The Art of Love premiered at the Locarno International Film Festival on 7 August 2011. Although it garnered rather mixed reviews by film critics, it won the Best Screenplay Award at the Montréal World Film Festival, and the Foreign Press Award at Filmfest Hamburg.

== Plot summary ==
The Art of Love is composed of several chapters, which follows a range of Parisian couples. Isabelle (Julie Depardieu) has not had sex in a year. She declines an offer from her friend Zoé (Pascale Arbillot) to "borrow" her husband and instead winds up impersonating Amélie (Judith Godrèche), another friend who cannot bring herself to sleep with her buddy, Boris (Laurent Stocker). The singleton Achille (François Cluzet) thinks his prayers have been answered when his svelte new neighbour (Frédérique Bel) knocks on his door wearing a negligee and suggests they have an affair. In another chapter, a middle-aged couple’s marriage is threatened when wife Emmanuelle (Ariane Ascaride) finds herself lusting after every attractive man she lays eyes upon, while a pair of young lovers (Elodie Navarre and Gaspard Ulliel) discover the pangs of jealousy.

== Cast ==
- Emmanuel Mouret as Louis, Vanessa's colleague
- François Cluzet as Achille
- Frédérique Bel as Achille's neighbor
- Julie Depardieu as Isabelle
- Judith Godrèche as Amélie
- Laurent Stocker as Boris, Amélie's best friend
- Elodie Navarre as Vanessa
- Gaspard Ulliel as William, Vanessa's boyfriend
- Pascale Arbillot as Zoé, Isabelle's best friend
- Ariane Ascaride as Emmanuelle
- Stanislas Merhar as Laurent, a musician looking for true love
- Louis-Do de Lencquesaing as Ludovic
- Philippe Magnan as Paul
- Michaël Cohen as Zoé's husband
- Philippe Torreton as the narrator (voice)

== Release ==
The Art of Love premiered at the Locarno International Film Festival on 7 August 2011. It was then shown at the Namur Francophone Film Festival on 3 October 2011. Two days later, on 5 October, the film had its premiere in Germany at the Hamburg Film Festival. In the United Kingdom, The Art of Love premiered at the BFI London Film Festival on 25 October 2011. The film was released theatrically in France on 27 November. As of March 2012, it was also distributed in Switzerland, Belgium, Canada and Hungary.
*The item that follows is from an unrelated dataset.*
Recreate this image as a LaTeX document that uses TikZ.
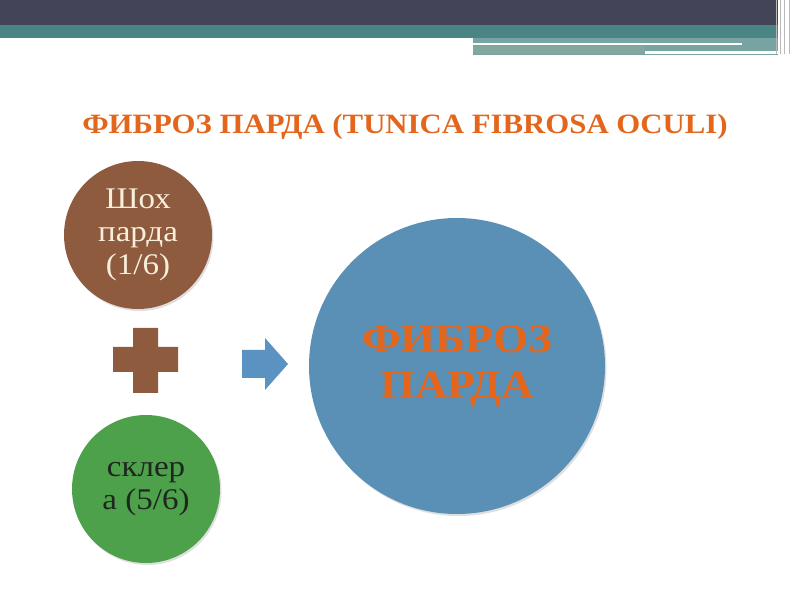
\documentclass[tikz,border=0pt]{standalone}
\usepackage{fontspec}
\setmainfont[FakeStretch=1.1]{Liberation Serif}
\usetikzlibrary{shadows}
\definecolor{barDark}{HTML}{444458}
\definecolor{barTeal}{HTML}{4A8585}
\definecolor{barGrey}{HTML}{82A79F}
\definecolor{titleOrange}{HTML}{E3661C}
\definecolor{brownFill}{HTML}{8E5B3E}
\definecolor{greenFill}{HTML}{4DA14B}
\definecolor{blueFill}{HTML}{5B90B6}
\definecolor{arrowBlue}{HTML}{5A93C2}
\definecolor{creamText}{HTML}{F7EEDC}
\definecolor{darkText}{HTML}{1E261E}
\tikzset{
  partcircle/.style={circle, minimum size=148pt, inner sep=0pt, align=center,
    font=\fontsize{30}{33}\selectfont,
    drop shadow={opacity=0.25, shadow xshift=1.5pt, shadow yshift=-2pt}},
  wholecircle/.style={partcircle, minimum size=296pt, text=titleOrange,
    font=\bfseries\fontsize{41}{46}\selectfont},
}
\begin{document}
\begin{tikzpicture}[x=1pt,y=1pt]
                    \useasboundingbox (0,0) rectangle (800,600);
                    % header bar
                    \fill[barDark] (0,600) rectangle (778,575);
                    \fill[barTeal] (0,575) rectangle (778,562);
                    \fill[barTeal!75!white] (473,562) rectangle (778,545);
                    \fill[white] (473,557) rectangle (742,555);
                    \fill[barGrey] (473,554) rectangle (645,546);
                    \fill[white] (645,549) rectangle (785,546);
                    \foreach \x in {776,780,784,789}
                        \draw[gray!55, line width=1pt] (\x,600) -- (\x,546);
                    % title
                    \node[text=titleOrange, font=\bfseries\fontsize{28}{33}\selectfont] (title) at (405,473)
                        {ФИБРОЗ ПАРДА (TUNICA FIBROSA OCULI)};
                    % circles
                    \node[partcircle, fill=brownFill, text=creamText] (shox) at (138,365)
                        {Шох\\парда\\(1/6)};
                    \node[partcircle, fill=greenFill, text=darkText] (sklera) at (146,111)
                        {склер\\а (5/6)};
                    \node[wholecircle, fill=blueFill] (fibroz) at (457,234)
                        {ФИБРОЗ\\ПАРДА};
                    % plus sign
                    \fill[brownFill] (133,272) -- (158,272) -- (158,253) -- (178,253) -- (178,228)
                        -- (158,228) -- (158,207) -- (133,207) -- (133,228) -- (113,228)
                        -- (113,253) -- (133,253) -- cycle;
                    % block arrow
                    \fill[arrowBlue] (242,250) -- (265,250) -- (265,262) -- (288,236)
                        -- (265,210) -- (265,222) -- (242,222) -- cycle;
                \end{tikzpicture}
\end{document}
The film will be theatrically released in Germany on 17 May 2012.

== Reception ==
=== Critical response ===
The Art of Love received mixed to positive reviews. The Première magazine gave it two out of four stars, describing the cast performances as "convincing", but also calling the film "predictable". Isabelle Zirbi of the Les Cahiers du cinéma praised Emmanuel Mouret's directing and writing ideas, awarding the film with three out of four stars. Le Nouvel Observateur reviewed the film more positively, naming it a "delicious patchwork of plots and characters", and gave it four out of five stars. Le Figaro awarded The Art of Love with three stars out of four, as well as Les Inrockuptibles, StudioCiné Live and Télérama. The reviews of Le Parisien, Elle and A voir à lire were more rigid, although they praised the film's comedic situations.

Foreign critiques similarly reviewed the film. Neil Young of The Hollywood Reporter positively reviewed the film, comparing it to the works of Woody Allen, but adding that "some promising ideas in this high-toned romantic comedy get smothered by an over-complicated presentation". Jey Weissberg of the Variety wrote "Mouret's rep and stellar cast mean local biz should be strong [...], but it will take more than art for 'Love' to transcend borders" and gave the film a mixed review. The Time Out gave it three out of five stars, naming it the "frothy fun". Dan Fainaru of the Screen Daily reviewed The Art of Love positively.

=== Accolades ===
On 28 August 2011, Emmanuel Mouret won the Best Screenplay Award at the Montréal World Film Festival. The film was also honoured with the Foreign Press Award at the Hamburg Film Festival.